Will tariffs make America great?

Ah, turns out Amazon mulled over the idea of displaying tarrifs on one of its units, but discarded the idea, so it's a storm in a teacup.

"The company said its smaller Haul division, which competes for low-cost buyers with Temu and Shein, had mulled displaying import levies. "The team that runs our ultra low cost Amazon Haul store considered the idea of listing import charges on certain products. This was never approved and (is) not going to happen," a company spokesperson said, adding that "teams discuss ideas all the time.""

Amazon in White House crosshairs over report of displaying tariff costs - https://www.reuters.com/business/re...iff-price-announcement-is-hostile-2025-04-29/
 
I seem to recall a court case where the Supreme Court ruled that corporations were people with free speech rights, and that commercial activity constitutes speech. If you allow companies to be political, it might turn out that companies become political.
 
I seem to recall a court case where the Supreme Court ruled that corporations were people with free speech rights, and that commercial activity constitutes speech. If you allow companies to be political, it might turn out that companies become political.
Oh let's face it...that was just to allow corporations to hand out money to politicians so they can make more money.
 
Stability is the sinew of modern manufacturing. I've spent the last three years on a new product line, two of it figuring out the manufacturing and validation processes. These are relatively simple items. But they're mission-critical in a life-safe application, so we have to be able to assure reliability by means of assurance in our processes. That requires being able to predict global supply lines and markets a number of years out. Previously we could do that. Now we can't. As a result, we have no idea how we're going to build these things according to a predictable cost and schedule. The President is yanking levers on a daily or weekly basis according to no discernible plan, the results of which require honest American businesses to retool processes that require literally months and years to validate.
I've spent a chunk of time and effort setting up a virtual production line, with direct hand-offs from raw materials to final testing spanning 5 countries and 8 suppliers, needed to determine if a patent-candidate material design lives up to our vaunted expectations. This is coinciding with interest by a major firm who will want to see the goods. Much I fear that my production line will need serious re-work thanks to the same factors you mention. Bit of a sore spot, I daresay.
 
Tarifs on China will move production to Vietnam etc., not the US

I've talked about the impact the tariffs have had on the board game industry. There's apparently a good size manufacturing operation that was set up in Poland a number of years ago in anticipation of something like this happening.
 
We know everything Trump does is motivated by personal animus so the question is, what does he have against China? Obvious really, unlike Dumpy, China managed to build their wall.
He's always had that stupid way of saying it but there is more. His tariff guru has written many books about China taking over the world and destroying American manufacturing.
 
Odd that we don't hear much about the Wall any more. You'd think that if he had any object permanency he'd still be in favour of it.
 

so the economy shrank 0.3% in the first q of 2025, all of the inventory stocking in prep of the tariffs that happened during the q included. now they're sending ships out empty and not booking anything back in.

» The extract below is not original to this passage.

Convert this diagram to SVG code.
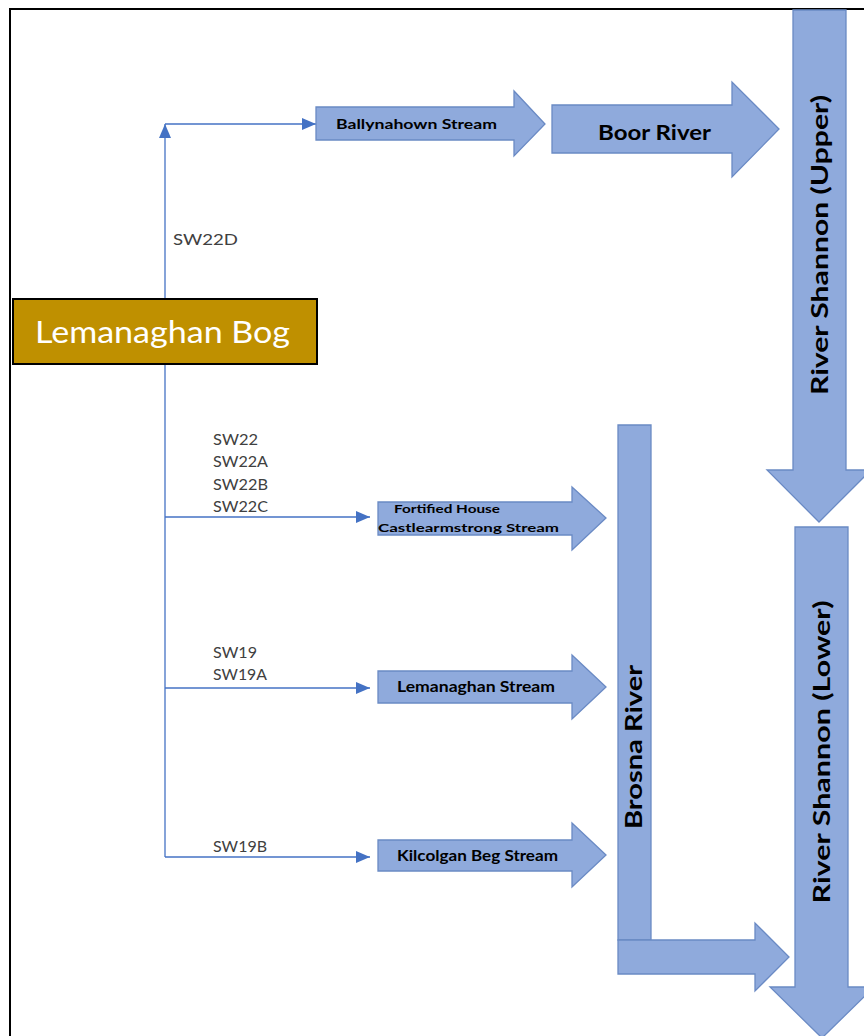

a recession is defined as two consecutive qs of economic contraction, and it's applied retroactively. meaning that after 6 months of economic contraction, you've been in a recession for 6 months.

is there any light of hope that the second quarter economics improve? if so, what is it? or are we 3 months into a recession?
 

so the economy shrank 0.3% in the first q of 2025, all of the inventory stocking in prep of the tariffs that happened during the q included. now they're sending ships out empty and not booking anything back in.

a recession is defined as two consecutive qs of economic contraction, and it's applied retroactively. meaning that after 6 months of economic contraction, you've been in a recession for 6 months.

is there any light of hope that the second quarter economics improve? if so, what is it? or
are we 3 months into a recession?

Yes and Trump only started the global trade war on 2 April so Q2 is going to be "interesting".